Diğer taraftan daha dolaylı nedenler de bulunuyor. Kriz ve sınıfa yönelik saldırılar, bir yandan öfkeyi beslemekle birlikte, bir yandan da işsizlik korkusu ve yılgınlık da yaratmaktadır. Aynı şekilde, ABD’nin, nedenleri henüz tam olarak açığa çıkmamış bir biçimde, Bağdat’ta hızlı bir “zafer” kazanarak savaş karşıtı hareketin momentumunu büyük ölçüde düşürmesinin, çok güçlü olmasa da yükselen bir grafik çizmekte olan işçi sınıfı hareketi üzerinde yarattığı moral bozucu etkiyi de göz ardı etmemek gerekir. Ve nihayet bunların üzerine, arızi bir etmen olarak, üzücü deprem haberini eklemek gerekiyor.

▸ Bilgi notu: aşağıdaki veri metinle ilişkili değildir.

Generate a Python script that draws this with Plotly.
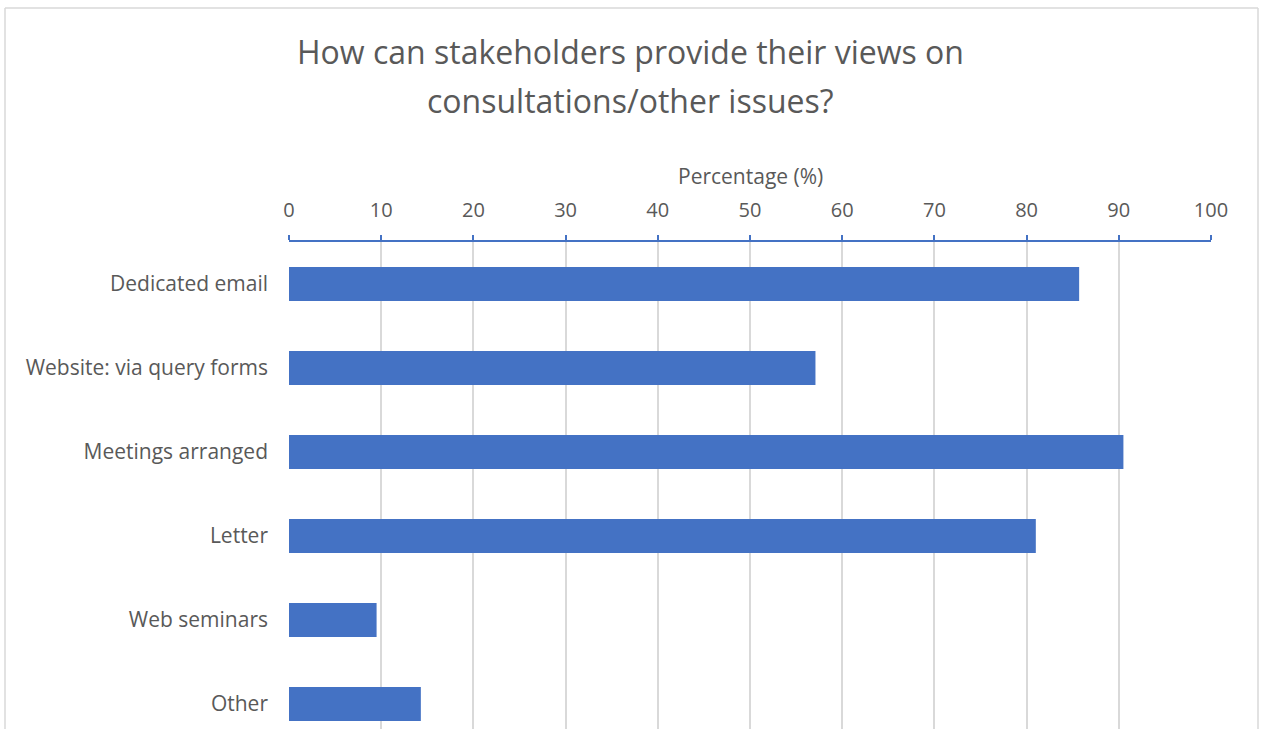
import plotly.graph_objects as go

categories = ["Dedicated email", "Website: via query forms", "Meetings arranged",
              "Letter", "Web seminars", "Other"]
percentages = [85.7, 57.1, 90.5, 81.0, 9.5, 14.3]
title_lines = ["How can stakeholders provide their views on", "consultations/other issues?"]
axis_title = "Percentage (%)"

W, H = 1261, 729
L, R, T, B = 289, 50, 242, 0
pw, ph = W - L - R, H - T - B

def px_x(x):
    return (x - L) / pw

def px_y(y):
    return 1 - (y - T) / ph

fig = go.Figure(go.Bar(
    x=percentages, y=categories, orientation="h",
    marker=dict(color="#4472C4", line=dict(width=0)),
    width=0.405,
))

annotations = []
for i, line in enumerate(title_lines):
    annotations.append(dict(
        text=line, xref="paper", yref="paper",
        x=px_x(W / 2), y=px_y(52 + 48 * i), xanchor="center", yanchor="middle",
        showarrow=False, font=dict(size=32, color="#595959"),
    ))
annotations.append(dict(
    text=axis_title, xref="paper", yref="paper",
    x=0.5, y=px_y(176), xanchor="center", yanchor="middle",
    showarrow=False, font=dict(size=21, color="#595959"),
))

border = dict(color="#D9D9D9", width=1.5)
fig.update_layout(
    width=W, height=H,
    margin=dict(l=L, r=R, t=T, b=B),
    paper_bgcolor="white", plot_bgcolor="white",
    font=dict(family="Open Sans, Liberation Sans, sans-serif", color="#595959"),
    showlegend=False,
    annotations=annotations,
    shapes=[
        dict(type="line", xref="paper", yref="paper", x0=px_x(5), x1=px_x(5),
             y0=px_y(8), y1=-0.2, line=border),
        dict(type="line", xref="paper", yref="paper", x0=px_x(1258), x1=px_x(1258),
             y0=px_y(8), y1=-0.2, line=border),
        dict(type="line", xref="paper", yref="paper", x0=px_x(5), x1=px_x(1258),
             y0=px_y(8), y1=px_y(8), line=border),
    ],
)

fig.update_xaxes(
    side="top", range=[0, 100], dtick=10,
    showgrid=True, gridcolor="#D9D9D9", gridwidth=1.5,
    showline=True, linecolor="#4472C4", linewidth=1.5,
    ticks="outside", ticklen=5, tickcolor="#4472C4", tickwidth=1.5,
    tickfont=dict(size=20, color="#595959"),
    ticklabelstandoff=10,
    zeroline=False,
)
fig.update_yaxes(
    range=[-0.5 + ph / 84, -0.5],
    showgrid=False, showline=False, ticks="",
    tickfont=dict(size=21, color="#595959"),
    ticklabelstandoff=20,
)

fig.write_html("out.html")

Sonuç olarak, bu 1 Mayısta Çağlayan meydanına çıkan işçi sınıfı, bazı olumlu gelişme ve eğilimler olmakla birlikte, genel olarak baktığımızda sorunlarına yaraşır ölçüde “çağlayamadı”. Bu bize bir kez daha aynı temel sorunu, yani önderlik sorununu hatırlatmalı. Bu nedenle, mitinglerin, özellikle de 1 Mayıs mitinglerinin, toplumda biriken enerjinin akması için daha esaslı bir kanal olmasının yolu önderlik sorununu çözmekten, bu yolda güçlü, sahici adımlar atmaktan geçiyor.